Mansfield was referring to two guidance documents the FDA Center for Devices and Radiological Health released in July that together represent how the agency proposes to oversee NGS tests, or advanced diagnostic tests that allow rapid sequencing of large segments of an individual’s DNA and even an individual’s entire genome (10 LSLR 14, 7/8/16).
These sophisticated tests, which are evolving rapidly, are considered critical to advancing the White House’s initiative on precision medicine, an emerging approach for disease treatment and prevention that seeks to maximize effectiveness by taking into account individual differences and lifestyle, environment and genes.
“The guidances are intended to encourage innovation by allowing the test developer to incorporate new things and test new clinical information rapidly while at the same time assuring the quality and reliability of the test,” Mansfield told audience members at the Next Generation DX Summit. “And we’d like to promote adoption of these tests into the community if they are good tests because we think this will really support the advance of precision medicine.”
The first draft guidance, Use of Standards in FDA Regulatory Oversight of Next Generation Sequencing (NGS)-Based In Vitro Diagnostics (IVDs) Used for Diagnosing Germline Diseases , provides recommendations for designing, developing and validating NGS-based tests for hereditary diseases.
“The draft guidance only applies to this particular intended use right now, but the principles will probably be more broadly applicable to other uses in the future,” she said.
The draft guidance describes specific approaches to test design, something the FDA doesn't always include in its guidance documents because design is usually covered under systems regulation, Mansfield said.
“But we really want people to think through as they’re designing these tests what they’re designing them for and how they’re going to validate them,” she said. “So we do describe the approach We believe that our approach accommodates a lot of different test designs.”
The draft guidance also addresses how FDA-recognized standards could be used to demonstrate analytical validity, and how the FDA would like a widely recognized body such as the International Organization for Standardization to develop standards that the agency can recognize.
“As science changes, as technology changes and so on, you need to change your recommendations over time to keep up with it,” Mansfield said. “FDA’s ability to do that through regulation is actually kind of slow and administratively intense.”
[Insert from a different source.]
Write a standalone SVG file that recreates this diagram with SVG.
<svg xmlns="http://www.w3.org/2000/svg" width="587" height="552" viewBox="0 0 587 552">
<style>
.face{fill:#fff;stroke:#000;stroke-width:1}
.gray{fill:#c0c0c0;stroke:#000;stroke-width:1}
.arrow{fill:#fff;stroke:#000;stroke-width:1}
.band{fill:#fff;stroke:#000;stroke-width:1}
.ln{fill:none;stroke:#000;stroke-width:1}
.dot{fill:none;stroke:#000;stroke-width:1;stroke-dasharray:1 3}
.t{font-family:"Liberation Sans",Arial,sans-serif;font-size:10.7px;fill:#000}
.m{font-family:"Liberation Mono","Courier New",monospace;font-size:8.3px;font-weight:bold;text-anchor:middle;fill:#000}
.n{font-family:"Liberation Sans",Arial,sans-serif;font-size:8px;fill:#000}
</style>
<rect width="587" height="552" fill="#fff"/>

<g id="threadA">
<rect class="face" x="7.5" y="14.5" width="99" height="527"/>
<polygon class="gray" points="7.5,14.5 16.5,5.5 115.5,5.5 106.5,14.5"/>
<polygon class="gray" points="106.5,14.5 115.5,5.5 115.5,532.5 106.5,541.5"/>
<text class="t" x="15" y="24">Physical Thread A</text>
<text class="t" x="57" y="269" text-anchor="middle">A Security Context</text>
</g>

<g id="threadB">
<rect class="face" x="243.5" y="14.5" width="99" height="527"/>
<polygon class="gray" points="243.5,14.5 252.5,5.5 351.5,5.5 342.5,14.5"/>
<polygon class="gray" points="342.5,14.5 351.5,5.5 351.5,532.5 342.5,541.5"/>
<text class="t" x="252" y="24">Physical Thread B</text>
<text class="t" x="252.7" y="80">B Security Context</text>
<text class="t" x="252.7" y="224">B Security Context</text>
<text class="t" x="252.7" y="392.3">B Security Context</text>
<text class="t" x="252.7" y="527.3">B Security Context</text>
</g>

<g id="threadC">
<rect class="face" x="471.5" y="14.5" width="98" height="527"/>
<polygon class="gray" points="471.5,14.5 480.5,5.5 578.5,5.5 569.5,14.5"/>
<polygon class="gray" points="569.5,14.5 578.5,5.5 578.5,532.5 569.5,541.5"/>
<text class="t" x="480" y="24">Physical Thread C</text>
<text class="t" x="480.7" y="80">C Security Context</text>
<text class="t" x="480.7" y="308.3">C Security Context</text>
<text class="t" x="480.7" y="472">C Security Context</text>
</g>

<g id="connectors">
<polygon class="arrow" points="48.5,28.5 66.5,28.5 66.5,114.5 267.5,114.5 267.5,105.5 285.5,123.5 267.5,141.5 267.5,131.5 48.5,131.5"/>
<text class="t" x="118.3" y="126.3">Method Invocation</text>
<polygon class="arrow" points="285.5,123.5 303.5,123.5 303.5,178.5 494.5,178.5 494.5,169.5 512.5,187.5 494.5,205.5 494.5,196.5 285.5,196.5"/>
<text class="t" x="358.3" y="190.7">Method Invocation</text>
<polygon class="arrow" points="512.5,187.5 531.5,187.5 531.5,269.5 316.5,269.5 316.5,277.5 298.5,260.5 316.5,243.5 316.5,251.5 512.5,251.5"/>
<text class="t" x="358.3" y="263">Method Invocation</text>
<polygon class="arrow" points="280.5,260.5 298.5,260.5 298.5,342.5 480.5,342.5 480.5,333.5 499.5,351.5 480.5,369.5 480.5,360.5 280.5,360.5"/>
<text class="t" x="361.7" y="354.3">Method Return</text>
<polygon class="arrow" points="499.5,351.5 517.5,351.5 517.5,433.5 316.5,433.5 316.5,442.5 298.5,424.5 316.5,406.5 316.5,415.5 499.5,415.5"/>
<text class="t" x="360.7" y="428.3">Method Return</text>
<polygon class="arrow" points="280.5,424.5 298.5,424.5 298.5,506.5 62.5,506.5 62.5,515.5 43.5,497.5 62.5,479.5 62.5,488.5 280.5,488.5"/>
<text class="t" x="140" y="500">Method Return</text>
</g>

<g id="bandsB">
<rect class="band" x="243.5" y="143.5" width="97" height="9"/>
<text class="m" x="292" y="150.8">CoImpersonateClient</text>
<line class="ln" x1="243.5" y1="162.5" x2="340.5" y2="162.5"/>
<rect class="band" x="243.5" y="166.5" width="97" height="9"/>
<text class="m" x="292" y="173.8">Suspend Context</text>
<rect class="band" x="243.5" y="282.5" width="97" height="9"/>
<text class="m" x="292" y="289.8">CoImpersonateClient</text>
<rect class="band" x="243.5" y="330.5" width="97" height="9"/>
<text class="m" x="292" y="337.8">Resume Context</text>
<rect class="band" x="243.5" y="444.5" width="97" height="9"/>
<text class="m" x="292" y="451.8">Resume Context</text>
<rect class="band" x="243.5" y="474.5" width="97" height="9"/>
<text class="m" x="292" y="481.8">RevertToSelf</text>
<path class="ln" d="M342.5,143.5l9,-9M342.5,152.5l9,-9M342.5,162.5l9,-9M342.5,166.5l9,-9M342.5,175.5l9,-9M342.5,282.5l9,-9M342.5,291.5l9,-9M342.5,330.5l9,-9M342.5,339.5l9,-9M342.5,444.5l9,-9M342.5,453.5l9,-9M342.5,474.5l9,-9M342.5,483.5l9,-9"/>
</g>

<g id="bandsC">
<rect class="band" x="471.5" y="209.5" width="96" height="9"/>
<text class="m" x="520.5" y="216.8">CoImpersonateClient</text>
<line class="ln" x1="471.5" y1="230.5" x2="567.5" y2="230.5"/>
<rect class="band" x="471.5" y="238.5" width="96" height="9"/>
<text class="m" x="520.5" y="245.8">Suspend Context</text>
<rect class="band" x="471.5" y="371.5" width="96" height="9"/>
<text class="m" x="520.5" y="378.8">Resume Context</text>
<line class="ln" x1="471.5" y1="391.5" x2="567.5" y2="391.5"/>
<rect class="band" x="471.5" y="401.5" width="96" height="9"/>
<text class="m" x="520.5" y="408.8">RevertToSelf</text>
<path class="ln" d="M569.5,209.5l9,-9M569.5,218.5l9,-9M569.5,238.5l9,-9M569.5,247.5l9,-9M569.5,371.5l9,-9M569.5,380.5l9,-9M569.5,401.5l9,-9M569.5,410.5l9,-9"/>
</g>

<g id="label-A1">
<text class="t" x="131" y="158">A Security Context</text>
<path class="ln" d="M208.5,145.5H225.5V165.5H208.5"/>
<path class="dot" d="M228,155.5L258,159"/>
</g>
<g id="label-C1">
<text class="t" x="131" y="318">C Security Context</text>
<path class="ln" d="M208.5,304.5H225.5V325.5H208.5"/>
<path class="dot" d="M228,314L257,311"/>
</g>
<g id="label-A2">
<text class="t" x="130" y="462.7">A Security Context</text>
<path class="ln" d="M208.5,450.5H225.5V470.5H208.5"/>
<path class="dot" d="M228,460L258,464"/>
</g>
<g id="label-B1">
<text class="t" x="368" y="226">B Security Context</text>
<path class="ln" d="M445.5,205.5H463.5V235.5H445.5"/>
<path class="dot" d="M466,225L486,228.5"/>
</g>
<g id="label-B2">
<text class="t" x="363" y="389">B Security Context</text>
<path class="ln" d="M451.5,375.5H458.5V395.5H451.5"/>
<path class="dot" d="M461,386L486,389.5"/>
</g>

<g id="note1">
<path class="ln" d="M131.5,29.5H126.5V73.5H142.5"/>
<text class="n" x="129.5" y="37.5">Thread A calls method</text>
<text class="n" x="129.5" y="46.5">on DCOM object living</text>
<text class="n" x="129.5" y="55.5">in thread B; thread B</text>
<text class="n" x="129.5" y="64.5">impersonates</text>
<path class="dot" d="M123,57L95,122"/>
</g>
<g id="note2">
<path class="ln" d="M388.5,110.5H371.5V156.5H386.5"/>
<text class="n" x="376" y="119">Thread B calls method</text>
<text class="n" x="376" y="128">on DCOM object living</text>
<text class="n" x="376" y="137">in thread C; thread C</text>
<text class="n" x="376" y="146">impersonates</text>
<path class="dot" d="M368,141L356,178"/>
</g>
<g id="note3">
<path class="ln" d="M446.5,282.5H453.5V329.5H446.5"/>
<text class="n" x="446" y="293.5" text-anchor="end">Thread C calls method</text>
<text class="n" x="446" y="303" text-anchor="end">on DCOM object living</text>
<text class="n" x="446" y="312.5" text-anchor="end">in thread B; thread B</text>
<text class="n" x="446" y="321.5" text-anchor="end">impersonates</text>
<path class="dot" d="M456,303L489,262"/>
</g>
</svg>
Because the rulemaking process takes a long time, sometimes the final rule is “not so relevant anymore” by the time the FDA releases it, she said. “Standards organizations can do this much more quickly.”
Another important quality about moving through a standard-developing organization is that the organization must issue standards based on consensus, she said.
“It can’t just represent one sector. It has to be everybody coming together,” Mansfield said. “FDA can recognize that standard as, ‘We agree with that.'”
The second draft guidance, Use of Public Human Genetic Variant Databases to Support Clinical Validity for Next Generation Sequencing (NGS)-Based In Vitro Diagnostics , would allow test developers to cite valid scientific evidence from FDA-recognized databases.
This database draft guidance is a little more straightforward than the standards one, she said. “What we're trying to do—to use a buzzword—is to crowdsource evidence,” Mansfield said.
“We should be moving more in this direction as a society where we’re aggregating evidence,” Mansfield said. “The advantage of this is that the evidence is generated by multiple parties. And as we aggregate evidence, we get a stronger evidence base.”
Mansfield said comments on both draft guidance documents are due Oct. 6. The FDA also is holding a public workshop Sept. 23 on adapting regulatory oversight of NGS-based tests in Bethesda, Md.